Preface: I'm saying this as a first world prole, so I understand I'm not immune to this as well. I might spend $40 on an old book i want, which that $40 could be someone's monthly wage somewhere else. However, I do want to talk about this to someone who'll understand.
I like my streamers. Well, I like watching their YouTube videos anyway, and I was Watching DougDoug's charity event he held last year for the monterrey bay aquarium. There was one bit where another streamer (ludwig) gets into a bidding war with a viewer over essentially a backstage pass to the actual process of taking care of some of the sea creatures there. He spent $20000+ on it.
It wasn't necessarily just an absent minded purchase, he did make a big deal of it, but it wasn't something he was genuinely freaking out about.

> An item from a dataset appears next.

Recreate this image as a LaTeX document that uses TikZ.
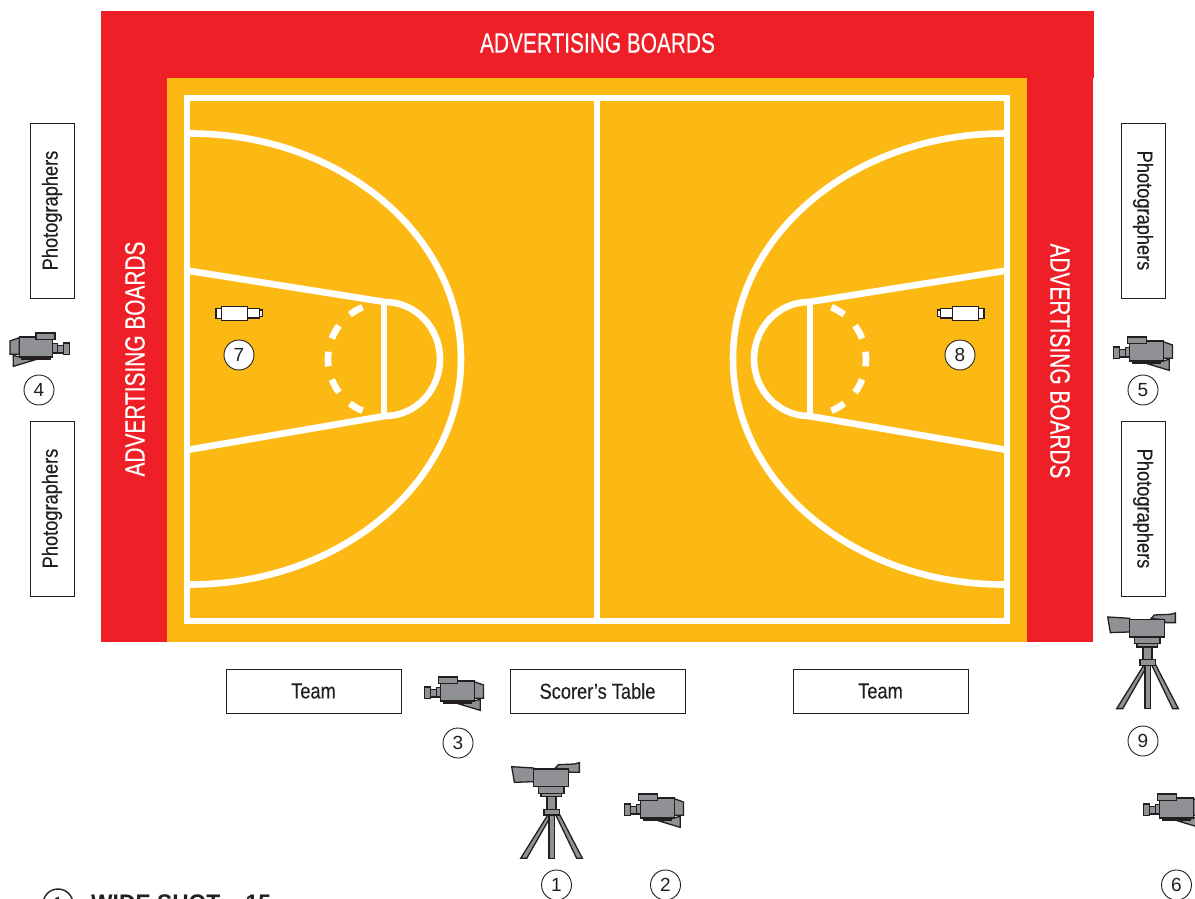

He essentially spent $20000 on a bit. [He was also donating to charity, but in comparison, I wouldnt spend probably over $2000 on charity over a year, if I was doing financially well].
So after this I Sat there and was just...jealous. Not of his lifestyle or his success or his business or whatever. But simply of his carefree nature about it. That spending $20000 on basically a joke was a "haha funni" moment and not a "What the fuck am I going to eat and where am I going to live" moment.
I also recently went on a Dr.Mike binge because I was sick (which honestly I feel like shit about because I already don't like him), and there was one video where he casually mentioned he has a bunch if super cars? Like what? I know those cars suck in terms of actual utility for normal people, but if I had one of those I wouldn't shut up to anyone. Those are the things I oggle at when I see them drive by, even if they're obviously rental cars.
Then I was Watching a yt shorts (I know I need to get off of those, but hey it's better than smoking so ill pick my battles) guy, who is a lawyer. And he was talking about this embarrassing bit where his elevator broke, and he needed the fire department had to come help, and when they entered all they found was a cigar dispenser [a "humidor." I didn't even know that was a thing]
I was obviously very confused. Isn't smoking outlawed in commercial buildings? How does he even regulate that who uses that? Wouldn't it be more convenient to have it in your office, if you're allowed to smoke for some reason?
Annndddd then it hit me. He has an elevator inside of his home. Like...what? I hadn't even considered the idea. Even the largest of mansions I had pictured didn't have elevators in them. And he just...has that?
None of this inspires me to want to be like these people. Ludwig I just generally don't like, and didn't really do well in trying to do anything besides streaming (as he admits, and i don't even know how much of that is just luck), Dr.Mike definitely doesn't have supercars because he's a doctor, and the last guy is a Bourgeois civil lawyer (I feel like I don't have to explain this one). All of these people got lucky in some way or another. So all I'm left with is a profound sense of jealousy.
I'm just sitting there imagining what $20000 would do for me, or how much less stressed I would be if I had the same money as all of these people. I don't need in house elevators or super cars or whatever, I just want a decent home, a lot of books, and a good computer. And these people just talk about it like they didn't hit the lottery of life, that they get to love comfortably, way more comfortably than 99% of people. And I know this is kinda moralizing, I know, I try to stay away from it. But it just builds up inside of me and overwhelms me.
Capitalist is a fucked up world order, is all I can say. I would probably be a much happier and healthier person without chronic financial fears and how they tie into access to basic needs. I'm lucky(? I guess) that I've never been in poverty, but I've never been anything resembling "rich" either. I've always resided in that weird between place where the possibility of things unraveling is very real, but they haven't yet. I was just protected from the knowledge of that possibility in childhood. Most of my adult life has been spent not having a lot to spend, but nevertheless being okay on the most essential basics. It's a suffocating existence in a way because so much of capitalist life revolves around being able to blow disposable income on various things to "participate" in society. But it also could be a lot worse and knowing it could be and that there's no real safety net makes it hard to even enjoy what I do have.
The idea of living a "rich lifestyle" is foreign to me. Even if I logistically could, I don't know if I could bring myself to do it. I was raised Catholic and I went full atheist in my late teens and haven't budged on it since, but I think some of the basic spirit of it stuck with me, the parts that are more about being humane and humble. I don't know, it's a way I make sense of it I guess. That the idea of living in great excess while others are starving is so weird to me. I would take loving community over a mansion any day. A mansion lifestyle sounds very lonely anyway. What do you even do with that kind of space? There is a certain hollowness to excess and I don't know if some rich people just don't see it that way, or they do see it but they do it anyway because they think that's what they're supposed to do with money. I guess what I'm getting at is, if I had the money to do so, living a stereotypical rich lifestyle honestly sounds more depressing than living frugally. I just want the barriers to standard needs out of the way. Excess doesn't fill those holes.